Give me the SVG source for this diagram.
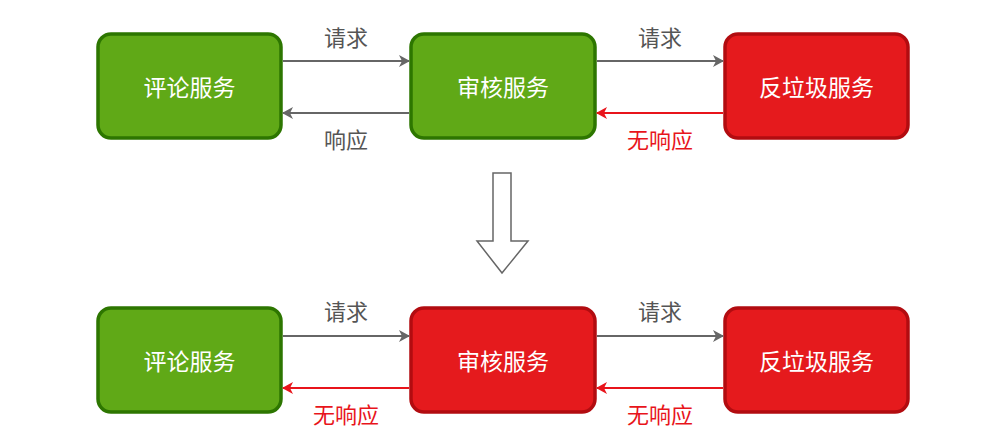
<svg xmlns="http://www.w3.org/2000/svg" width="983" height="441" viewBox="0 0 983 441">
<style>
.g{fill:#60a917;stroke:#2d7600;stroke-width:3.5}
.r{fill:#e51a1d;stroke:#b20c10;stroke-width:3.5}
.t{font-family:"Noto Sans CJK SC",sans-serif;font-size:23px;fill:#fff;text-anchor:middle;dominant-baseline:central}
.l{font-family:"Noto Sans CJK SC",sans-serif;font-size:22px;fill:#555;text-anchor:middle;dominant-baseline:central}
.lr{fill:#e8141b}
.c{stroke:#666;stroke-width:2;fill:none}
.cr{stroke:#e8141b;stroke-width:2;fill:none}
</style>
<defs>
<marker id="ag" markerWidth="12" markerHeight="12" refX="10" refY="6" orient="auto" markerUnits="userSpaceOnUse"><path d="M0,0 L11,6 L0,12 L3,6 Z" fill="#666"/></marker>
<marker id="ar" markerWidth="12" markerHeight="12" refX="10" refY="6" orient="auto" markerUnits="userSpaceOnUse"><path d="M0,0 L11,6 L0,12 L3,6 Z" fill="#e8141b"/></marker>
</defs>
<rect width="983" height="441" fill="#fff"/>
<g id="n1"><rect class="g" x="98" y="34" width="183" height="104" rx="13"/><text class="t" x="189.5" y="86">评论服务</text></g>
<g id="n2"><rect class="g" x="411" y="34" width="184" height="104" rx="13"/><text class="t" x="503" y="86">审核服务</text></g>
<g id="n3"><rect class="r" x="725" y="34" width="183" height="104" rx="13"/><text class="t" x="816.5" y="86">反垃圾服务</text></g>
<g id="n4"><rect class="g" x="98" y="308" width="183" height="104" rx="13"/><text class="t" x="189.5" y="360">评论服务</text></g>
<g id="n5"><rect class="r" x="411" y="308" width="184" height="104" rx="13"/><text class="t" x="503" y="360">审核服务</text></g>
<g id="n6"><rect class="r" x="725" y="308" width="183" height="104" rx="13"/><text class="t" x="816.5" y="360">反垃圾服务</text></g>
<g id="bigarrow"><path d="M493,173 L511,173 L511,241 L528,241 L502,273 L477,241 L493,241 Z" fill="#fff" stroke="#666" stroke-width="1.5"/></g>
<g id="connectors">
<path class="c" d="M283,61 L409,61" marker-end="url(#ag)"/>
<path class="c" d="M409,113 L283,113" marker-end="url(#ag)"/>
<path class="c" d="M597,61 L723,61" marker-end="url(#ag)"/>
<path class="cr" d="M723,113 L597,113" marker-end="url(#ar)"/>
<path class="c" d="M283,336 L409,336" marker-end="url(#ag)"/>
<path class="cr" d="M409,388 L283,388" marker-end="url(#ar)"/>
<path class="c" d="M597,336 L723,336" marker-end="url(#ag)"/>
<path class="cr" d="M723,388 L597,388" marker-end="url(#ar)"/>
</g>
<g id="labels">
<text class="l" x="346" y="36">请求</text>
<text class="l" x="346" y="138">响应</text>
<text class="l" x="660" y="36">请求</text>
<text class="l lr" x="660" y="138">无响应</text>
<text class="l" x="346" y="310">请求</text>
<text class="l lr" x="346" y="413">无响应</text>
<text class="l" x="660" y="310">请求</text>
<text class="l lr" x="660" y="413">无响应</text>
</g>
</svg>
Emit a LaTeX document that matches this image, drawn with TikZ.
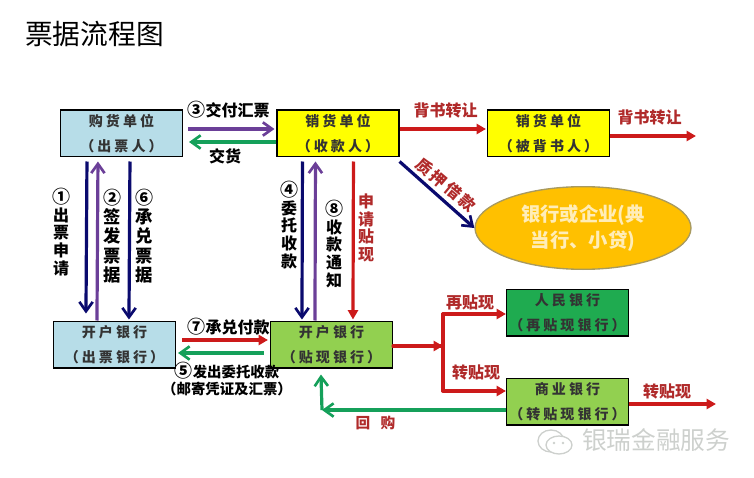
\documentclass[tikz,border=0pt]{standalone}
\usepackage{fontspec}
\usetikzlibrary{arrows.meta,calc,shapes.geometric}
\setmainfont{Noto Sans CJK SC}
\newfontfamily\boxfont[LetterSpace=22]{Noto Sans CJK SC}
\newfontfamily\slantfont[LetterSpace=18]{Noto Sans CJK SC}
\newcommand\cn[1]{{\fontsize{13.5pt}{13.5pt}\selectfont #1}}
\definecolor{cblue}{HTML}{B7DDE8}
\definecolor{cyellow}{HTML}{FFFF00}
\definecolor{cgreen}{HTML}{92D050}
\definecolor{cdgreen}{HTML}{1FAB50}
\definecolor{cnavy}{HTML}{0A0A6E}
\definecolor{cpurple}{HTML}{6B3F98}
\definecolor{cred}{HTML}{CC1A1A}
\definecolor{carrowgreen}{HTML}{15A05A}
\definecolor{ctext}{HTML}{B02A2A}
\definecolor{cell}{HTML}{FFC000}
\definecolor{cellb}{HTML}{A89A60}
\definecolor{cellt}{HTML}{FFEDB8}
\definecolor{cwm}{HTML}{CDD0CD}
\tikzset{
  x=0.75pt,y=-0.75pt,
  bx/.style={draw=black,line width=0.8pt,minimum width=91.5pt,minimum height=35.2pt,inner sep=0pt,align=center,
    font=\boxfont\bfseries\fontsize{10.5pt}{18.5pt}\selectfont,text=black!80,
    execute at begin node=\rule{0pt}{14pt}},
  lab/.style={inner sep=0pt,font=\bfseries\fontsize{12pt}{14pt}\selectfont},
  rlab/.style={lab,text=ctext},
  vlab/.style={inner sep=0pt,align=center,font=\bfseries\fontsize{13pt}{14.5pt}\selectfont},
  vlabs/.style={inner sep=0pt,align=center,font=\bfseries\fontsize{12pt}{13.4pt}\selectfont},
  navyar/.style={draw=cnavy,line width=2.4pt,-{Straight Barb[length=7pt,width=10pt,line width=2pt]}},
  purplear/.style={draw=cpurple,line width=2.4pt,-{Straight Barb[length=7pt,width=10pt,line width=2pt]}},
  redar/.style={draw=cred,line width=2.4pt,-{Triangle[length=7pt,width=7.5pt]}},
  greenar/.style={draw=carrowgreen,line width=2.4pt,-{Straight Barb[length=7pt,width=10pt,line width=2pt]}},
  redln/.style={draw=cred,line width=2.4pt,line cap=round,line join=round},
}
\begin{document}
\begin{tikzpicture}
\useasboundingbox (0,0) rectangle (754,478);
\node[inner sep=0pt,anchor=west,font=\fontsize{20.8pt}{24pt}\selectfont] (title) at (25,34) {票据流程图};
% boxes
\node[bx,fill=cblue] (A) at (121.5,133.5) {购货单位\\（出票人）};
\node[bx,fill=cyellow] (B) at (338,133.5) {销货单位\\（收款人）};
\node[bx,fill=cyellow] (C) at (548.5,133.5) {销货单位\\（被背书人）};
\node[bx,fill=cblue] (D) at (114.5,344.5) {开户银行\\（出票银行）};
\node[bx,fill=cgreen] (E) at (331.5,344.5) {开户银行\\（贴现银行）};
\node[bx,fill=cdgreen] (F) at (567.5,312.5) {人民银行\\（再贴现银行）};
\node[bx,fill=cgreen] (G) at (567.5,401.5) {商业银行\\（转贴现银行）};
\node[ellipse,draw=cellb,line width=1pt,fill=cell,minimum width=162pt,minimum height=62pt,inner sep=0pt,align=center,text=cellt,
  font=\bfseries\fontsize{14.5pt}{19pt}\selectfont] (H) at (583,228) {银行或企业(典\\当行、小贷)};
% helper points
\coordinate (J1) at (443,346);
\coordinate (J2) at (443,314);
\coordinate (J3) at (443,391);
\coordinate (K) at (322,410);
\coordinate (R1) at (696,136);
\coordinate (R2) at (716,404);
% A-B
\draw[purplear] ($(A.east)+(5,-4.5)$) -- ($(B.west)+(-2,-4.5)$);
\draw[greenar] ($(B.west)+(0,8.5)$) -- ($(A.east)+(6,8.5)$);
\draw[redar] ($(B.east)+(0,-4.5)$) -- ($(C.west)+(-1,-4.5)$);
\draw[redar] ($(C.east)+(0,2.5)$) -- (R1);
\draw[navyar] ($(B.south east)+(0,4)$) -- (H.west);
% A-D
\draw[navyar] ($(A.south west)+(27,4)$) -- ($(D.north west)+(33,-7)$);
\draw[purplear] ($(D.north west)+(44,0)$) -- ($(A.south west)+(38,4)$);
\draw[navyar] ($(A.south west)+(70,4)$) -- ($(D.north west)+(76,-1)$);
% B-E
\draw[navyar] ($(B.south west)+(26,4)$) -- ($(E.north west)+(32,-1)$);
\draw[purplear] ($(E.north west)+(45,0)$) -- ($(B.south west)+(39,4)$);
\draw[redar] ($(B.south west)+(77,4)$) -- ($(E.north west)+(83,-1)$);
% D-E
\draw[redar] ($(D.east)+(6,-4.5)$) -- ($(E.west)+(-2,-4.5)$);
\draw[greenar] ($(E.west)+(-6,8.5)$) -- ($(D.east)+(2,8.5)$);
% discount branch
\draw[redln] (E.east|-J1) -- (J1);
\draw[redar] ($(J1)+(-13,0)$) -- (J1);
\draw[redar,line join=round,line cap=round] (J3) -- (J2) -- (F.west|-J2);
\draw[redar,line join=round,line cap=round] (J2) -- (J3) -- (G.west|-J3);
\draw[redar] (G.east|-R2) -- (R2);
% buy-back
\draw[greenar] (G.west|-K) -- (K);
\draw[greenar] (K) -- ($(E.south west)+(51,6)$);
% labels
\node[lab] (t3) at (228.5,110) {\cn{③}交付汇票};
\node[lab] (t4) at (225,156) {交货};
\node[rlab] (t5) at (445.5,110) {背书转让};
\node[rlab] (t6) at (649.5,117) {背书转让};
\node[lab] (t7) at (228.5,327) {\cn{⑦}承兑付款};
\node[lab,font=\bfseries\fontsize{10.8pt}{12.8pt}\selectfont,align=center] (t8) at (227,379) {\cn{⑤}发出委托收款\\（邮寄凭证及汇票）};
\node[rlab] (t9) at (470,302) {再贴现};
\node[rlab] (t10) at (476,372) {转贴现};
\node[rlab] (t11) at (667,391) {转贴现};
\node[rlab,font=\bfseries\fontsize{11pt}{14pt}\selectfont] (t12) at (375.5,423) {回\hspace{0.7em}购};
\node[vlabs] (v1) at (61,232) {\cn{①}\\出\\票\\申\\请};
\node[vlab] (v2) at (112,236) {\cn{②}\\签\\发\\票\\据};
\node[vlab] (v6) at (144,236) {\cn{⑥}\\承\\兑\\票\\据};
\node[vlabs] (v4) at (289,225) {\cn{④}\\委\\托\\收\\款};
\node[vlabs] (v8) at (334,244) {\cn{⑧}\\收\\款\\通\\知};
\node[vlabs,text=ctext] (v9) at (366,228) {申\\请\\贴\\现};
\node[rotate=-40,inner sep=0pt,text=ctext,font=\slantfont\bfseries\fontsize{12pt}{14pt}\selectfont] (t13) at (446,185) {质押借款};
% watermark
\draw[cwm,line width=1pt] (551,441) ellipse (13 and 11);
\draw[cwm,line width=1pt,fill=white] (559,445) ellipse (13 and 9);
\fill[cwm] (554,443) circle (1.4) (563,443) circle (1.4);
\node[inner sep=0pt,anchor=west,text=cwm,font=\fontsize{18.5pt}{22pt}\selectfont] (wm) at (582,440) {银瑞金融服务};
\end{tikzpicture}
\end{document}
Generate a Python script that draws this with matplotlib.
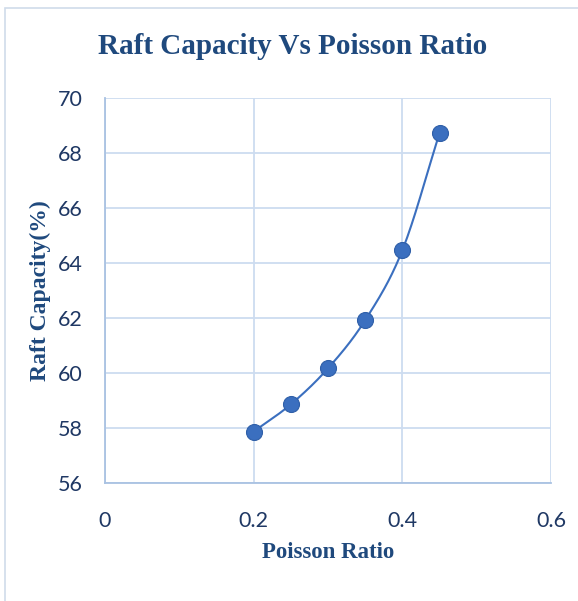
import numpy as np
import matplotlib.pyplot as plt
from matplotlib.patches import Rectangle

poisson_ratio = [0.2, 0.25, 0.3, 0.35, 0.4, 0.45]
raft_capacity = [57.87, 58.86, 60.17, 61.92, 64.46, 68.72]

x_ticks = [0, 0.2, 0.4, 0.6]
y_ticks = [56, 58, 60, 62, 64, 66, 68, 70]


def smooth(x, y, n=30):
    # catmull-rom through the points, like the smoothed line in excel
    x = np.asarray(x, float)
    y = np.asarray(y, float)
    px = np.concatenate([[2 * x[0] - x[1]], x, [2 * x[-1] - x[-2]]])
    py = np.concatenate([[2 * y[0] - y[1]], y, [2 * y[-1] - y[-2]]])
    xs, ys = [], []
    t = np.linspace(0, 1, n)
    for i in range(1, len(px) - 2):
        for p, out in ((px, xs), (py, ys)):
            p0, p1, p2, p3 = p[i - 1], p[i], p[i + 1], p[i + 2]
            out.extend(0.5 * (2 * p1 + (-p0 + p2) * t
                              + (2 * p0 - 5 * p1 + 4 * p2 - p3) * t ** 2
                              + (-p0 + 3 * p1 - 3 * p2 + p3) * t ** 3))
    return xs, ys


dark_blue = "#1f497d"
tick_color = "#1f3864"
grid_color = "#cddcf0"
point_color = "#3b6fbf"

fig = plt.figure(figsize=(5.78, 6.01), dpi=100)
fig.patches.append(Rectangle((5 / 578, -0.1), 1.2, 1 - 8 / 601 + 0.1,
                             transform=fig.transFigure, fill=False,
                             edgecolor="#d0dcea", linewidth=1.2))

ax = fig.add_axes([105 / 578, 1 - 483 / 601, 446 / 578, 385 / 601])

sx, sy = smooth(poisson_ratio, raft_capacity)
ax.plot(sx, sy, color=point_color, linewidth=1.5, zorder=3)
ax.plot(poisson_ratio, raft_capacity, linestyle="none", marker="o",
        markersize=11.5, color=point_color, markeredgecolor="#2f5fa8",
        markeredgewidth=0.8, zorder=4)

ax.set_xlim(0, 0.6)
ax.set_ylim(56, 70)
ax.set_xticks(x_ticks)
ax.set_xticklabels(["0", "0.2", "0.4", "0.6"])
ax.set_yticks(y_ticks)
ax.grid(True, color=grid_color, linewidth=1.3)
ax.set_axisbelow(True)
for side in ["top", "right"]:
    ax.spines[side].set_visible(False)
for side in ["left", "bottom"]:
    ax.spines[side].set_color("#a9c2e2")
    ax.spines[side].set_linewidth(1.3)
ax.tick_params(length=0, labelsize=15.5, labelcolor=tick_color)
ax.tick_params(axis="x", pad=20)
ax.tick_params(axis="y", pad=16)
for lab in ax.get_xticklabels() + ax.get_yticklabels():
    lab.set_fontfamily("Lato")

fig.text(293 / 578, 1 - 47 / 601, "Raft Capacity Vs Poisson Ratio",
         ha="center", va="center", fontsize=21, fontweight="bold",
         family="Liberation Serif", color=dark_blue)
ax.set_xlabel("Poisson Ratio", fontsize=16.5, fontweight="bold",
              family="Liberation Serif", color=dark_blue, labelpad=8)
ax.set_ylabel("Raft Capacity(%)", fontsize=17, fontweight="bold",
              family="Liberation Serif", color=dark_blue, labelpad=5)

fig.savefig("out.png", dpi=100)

# # #

Given exercise ▸ Leaving out the pictures, extract the stretch from the line holding "Generate a Python" through the line holding "y_ticks = [56, 58, 60, 62, 64, 66, 68, 70]", word for word.

Written answer ▸
Generate a Python script that draws this with matplotlib.
import numpy as np
import matplotlib.pyplot as plt
from matplotlib.patches import Rectangle

poisson_ratio = [0.2, 0.25, 0.3, 0.35, 0.4, 0.45]
raft_capacity = [57.87, 58.86, 60.17, 61.92, 64.46, 68.72]

x_ticks = [0, 0.2, 0.4, 0.6]
y_ticks = [56, 58, 60, 62, 64, 66, 68, 70]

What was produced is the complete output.